Promise delivered: Frampton vs Jackson preview

Chris Williamson
17/08/2018 4:40pm

Photo: Queensbury Promotions press release

A likely showdown with IBF featherweight champion Josh Warrington awaits if Carl Frampton can defeat Luke Jackson at Windsor Park on Saturday night. Can the Aussie cause an upset? Chris Williamson previews the action...

When Carl Frampton acrimoniously split from Cyclone Promotions shortly after the first loss of his career last year, Belfast's former two-weight world champion presented a small list of demands to suitors looking to acquire his signature. Prominent among them, and one of the reasons Frank Warren’s Queensbury Promotions succeeded in gaining the Belfast man's services, was the promise to deliver a fight at Northern Ireland’s national stadium, Windsor Park.

Eleven months and two Belfast decision wins against Horacio Garcia and Nonito Donaire later and here we are, with Frampton defending his newly acquired WBO interim featherweight title against unbeaten but little-known Australian Luke ‘Action’ Jackson. It's fair to say that with the grand venue secured - four miles south-west of the SSE Arena where Frampton claimed the interim belt against veteran great Donaire - and a bout with either newly-minted IBF champ Josh Warrington or rubber match with Leo Santa Cruz mooted, the choice of opponent for Saturday night is undeniably a little underwhelming.

Despite this, the bill has been significantly strengthened by the second stage of Tyson Fury's comeback - previewed on BM online by Luke G. Williams - and Frampton's countryman Paddy Barnes challenging Nicaraguan Cristofer Rosales for the WBC flyweight title.

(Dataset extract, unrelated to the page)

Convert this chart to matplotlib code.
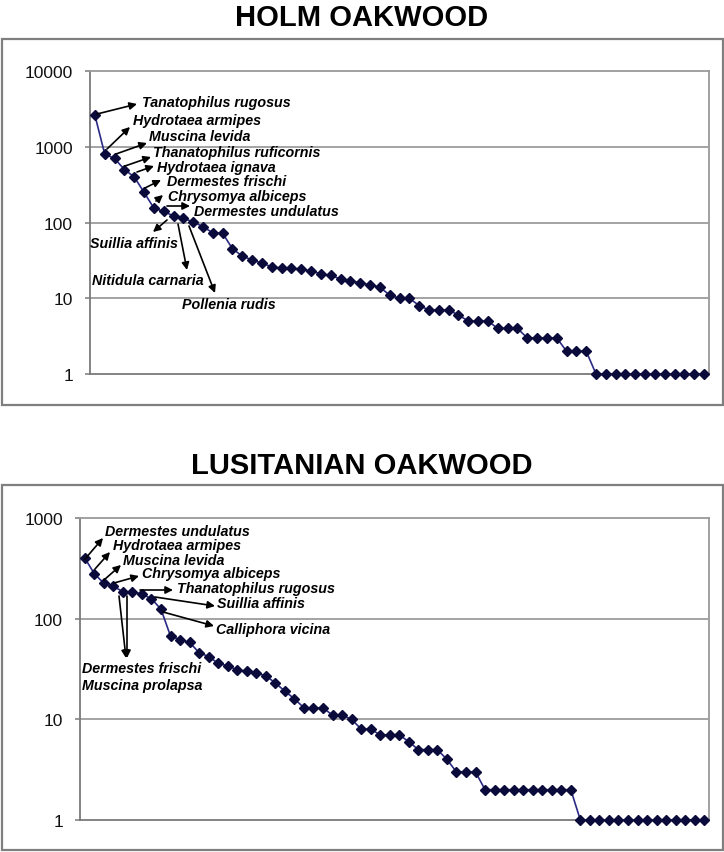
import matplotlib
matplotlib.use("Agg")
import matplotlib.pyplot as plt
from matplotlib.patches import Rectangle, FancyArrowPatch
from matplotlib.ticker import FixedLocator, FixedFormatter, NullLocator

# ---------------- data ----------------
holm_title = "HOLM OAKWOOD"
holm_values = [2600, 800, 700, 500, 400, 250, 155, 140, 122, 113, 102, 88, 73, 72,
               45, 36, 32, 29, 26, 25, 25, 24, 23, 21, 20, 18, 17, 16, 15, 14,
               11, 10, 10, 8, 7, 7, 7, 6, 5, 5, 5, 4, 4, 4, 3, 3, 3, 3, 2, 2, 2,
               1, 1, 1, 1, 1, 1, 1, 1, 1, 1, 1, 1]
holm_ticks = [1, 10, 100, 1000, 10000]
holm_ticklabels = ["1", "10", "100", "1000", "10000"]
holm_species = ["Tanatophilus rugosus", "Hydrotaea armipes", "Muscina levida",
                "Thanatophilus ruficornis", "Hydrotaea ignava", "Dermestes frischi",
                "Chrysomya albiceps", "Dermestes undulatus", "Suillia affinis",
                "Nitidula carnaria", "Pollenia rudis"]

lusi_title = "LUSITANIAN OAKWOOD"
lusi_values = [400, 280, 225, 210, 185, 185, 175, 158, 124, 67, 62, 58, 46, 42,
               36, 34, 31, 30, 29, 27, 23, 19,
               16, 13, 13, 13, 11, 11, 10, 8, 8, 7, 7, 7, 6, 5, 5, 5, 4, 3, 3, 3,
               2, 2, 2, 2, 2, 2, 2, 2, 2, 2,
               1, 1, 1, 1, 1, 1, 1, 1, 1, 1, 1, 1, 1, 1]
lusi_ticks = [1, 10, 100, 1000]
lusi_ticklabels = ["1", "10", "100", "1000"]
lusi_species = ["Dermestes undulatus", "Hydrotaea armipes", "Muscina levida",
                "Chrysomya albiceps", "Thanatophilus rugosus", "Suillia affinis",
                "Calliphora vicina", "Dermestes frischi", "Muscina prolapsa"]

# ---------------- layout (pixel positions in the 724x853 image) ----------------
W, H = 724, 853
def px(x, y):
    return (x / W, 1 - y / H)

holm_label_pos = [(142, 103), (133, 121), (149, 137), (153, 153), (157, 168),
                  (167, 182), (168, 197), (194, 212), (90, 244), (92, 281), (182, 305)]
holm_arrows = [((97, 115), (137, 105)), ((107, 150), (130, 128)), ((116, 155), (147, 144)),
               ((125, 167), (151, 158)), ((137, 173), (154, 167)), ((145, 189), (161, 181)),
               ((156, 202), (163, 196)), ((167, 207), (190, 207)), ((167, 221), (153, 233)),
               ((178, 225), (187, 271)), ((189, 227), (215, 294))]

lusi_label_pos = [(105, 532), (113, 546), (123, 561), (142, 574), (177, 589),
                  (217, 604), (216, 630), (82, 669), (82, 686)]
lusi_arrows = [((85, 560), (103, 539)), ((95, 570), (110, 553)), ((104, 581), (121, 566)),
               ((114, 584), (139, 577)), ((140, 591), (173, 591)), ((155, 598), (215, 607)),
               ((163, 613), (214, 627)), ((119, 597), (126, 659)), ((127, 597), (127, 659))]

BODY = "Liberation Sans"
line_col = "#2a2a85"
mark_col = "#0b0b3b"
grid_col = "#8a8a8a"

fig = plt.figure(figsize=(W / 100, H / 100), dpi=100)
fig.patch.set_facecolor("white")

# outer frames
for (x0, y0, x1, y1) in [(1.5, 39.5, 722.5, 405.5), (1.5, 485.5, 722.5, 851)]:
    fx0, fy1 = px(x0, y0)
    fx1, fy0 = px(x1, y1)
    fig.add_artist(Rectangle((fx0, fy0), fx1 - fx0, fy1 - fy0, transform=fig.transFigure,
                             fill=False, edgecolor="#7f7f7f", linewidth=1.6))

def make_panel(rect_px, values, ticks, ticklabels, title, title_y):
    x0, y0, x1, y1 = rect_px
    fx0, fy1 = px(x0, y0)
    fx1, fy0 = px(x1, y1)
    ax = fig.add_axes([fx0, fy0, fx1 - fx0, fy1 - fy0])
    n = len(values)
    ax.plot(range(n), values, color=line_col, lw=1.2, marker="D", markersize=5.6,
            markerfacecolor=mark_col, markeredgecolor=mark_col, zorder=3, clip_on=False)
    ax.set_yscale("log")
    ax.set_ylim(ticks[0], ticks[-1])
    ax.set_xlim(-0.5, n - 0.5)
    ax.yaxis.set_major_locator(FixedLocator(ticks))
    ax.yaxis.set_major_formatter(FixedFormatter(ticklabels))
    ax.yaxis.set_minor_locator(NullLocator())
    ax.xaxis.set_major_locator(NullLocator())
    ax.xaxis.set_minor_locator(NullLocator())
    for t in ticks[1:-1]:
        ax.axhline(t, color=grid_col, lw=1.1, zorder=1)
    for s in ["top", "right"]:
        ax.spines[s].set_color("#9a9a9a")
        ax.spines[s].set_linewidth(1.3)
    for s in ["left", "bottom"]:
        ax.spines[s].set_color("#7a7a7a")
        ax.spines[s].set_linewidth(1.3)
    ax.tick_params(axis="y", length=3.8, width=1.1, color="#7a7a7a", pad=8.5,
                   labelsize=12.5, labelcolor="#111111")
    for lab in ax.get_yticklabels():
        lab.set_family(BODY)
    fx, fy = px(362, title_y)
    fig.text(fx, fy, title, ha="center", va="center", fontsize=21, fontweight="bold",
             family=BODY, color="black")
    return ax

make_panel((90, 72, 709, 375), holm_values, holm_ticks, holm_ticklabels, holm_title, 18)
make_panel((80, 519, 709, 821), lusi_values, lusi_ticks, lusi_ticklabels, lusi_title, 466)

def annotate(names, positions, arrows):
    for name, (lx, ly) in zip(names, positions):
        fx, fy = px(lx, ly)
        fig.text(fx, fy, name, ha="left", va="center", fontsize=10.3, fontweight="bold",
                 fontstyle="italic", family=BODY, color="black", zorder=5)
    for (tail, head) in arrows:
        fig.add_artist(FancyArrowPatch(
            px(*tail), px(*head), transform=fig.transFigure, arrowstyle="-|>",
            mutation_scale=11, color="black", lw=1.2, shrinkA=0, shrinkB=0, zorder=5))

annotate(holm_species, holm_label_pos, holm_arrows)
annotate(lusi_species, lusi_label_pos, lusi_arrows)

fig.savefig("out.png", dpi=100, facecolor="white")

In truth, Jackson has likely booked this chance due to the mix of a lofty WBO ranking (number 5, probably on account of holding the organisation's spurious Oriental title), an unbeaten 16-fight record and a lively, volatile personality which has made for a colourful build-up.

The Australian has clearly noted the spoils of Frampton's world title successes and used them to fuel his own ambition, telling press: "money does not make the world go round but it helps you have a better life. I see the stuff Carl has and I want that. I see he has got the nice cars and a new house and that is what I want."

Unfortunately for the visitor, none of the names on Jackson's record are anywhere near suitable as an apprenticeship for a challenge of this magnitude and the Australian boasts neither the style - a kind of poor man’s version of Frampton’s neat box-punching - or heavy punch to suggest Frampton’s heavily rumoured and lucrative match with Warrington is in too much danger.

Still, the Australian - who captained his country's boxing team at the 2012 London Olympics - talks a good game. "This is a huge opportunity for me to fight Carl Frampton at Windsor Park and I am ready to grab it with both hands," he said. "I’ve trained hard for this and I’ve made all this happen myself. I’ve had no hand-outs no freebies, no rich parents, nothing like that and I’ve worked hard and I’m proud of myself. I’m ready to shock the world and cause a major upset and I feel this is my destiny."

Frampton too has earned his status the hard way; a proud, tough man who is used to the big stage and for whom one senses only a terrific effort from a formidable opponent will match him, especially on home soil. It appears too that Frampton is well recovered from the physical toil of the brace of contests with Leo Santa Cruz, the mental turmoil caused by the split with Cyclone and invigorated by the methods of new trainer Jamie Moore and his effervescent camp of fighters.

Indeed Frampton responded to Jackson's confident talk this week by reminding him of the huge gulf in class at which the two men have been operating.

“He can say what he wants, but he has never boxed at the level I have boxed at,” said Frampton. "We talk about levels in this game and there are different levels. I have boxed at a very high level for a long time. This is the first time he has mixed it at a high level and he is not going to be able to cope, especially coming to Belfast.

"I don’t read into odds, but I imagine I am a strong favourite. I want to do a number on this guy. He has been slightly disrespectful with the things he has said. He has tried to backtrack, but the bottom line is that he has said these things. He has made his bed and he has to lay in it. He is getting it; he really is.”

It looks a straightforward win for Frampton, who has all the advantages here and simply does everything better than Jackson, who will no doubt be game for as long as the contest lasts.

With Josh Warrington ringside on Saturday night I expect Frampton to make a statement in front of his peers, stopping Jackson sometime after the sixth round to set up a 'super fight' between the two later in the year. That clash is also likely to be staged at a stadium - Windsor Park or Elland Road - and on that occasion the fight itself and not the stadium will be the main talking point.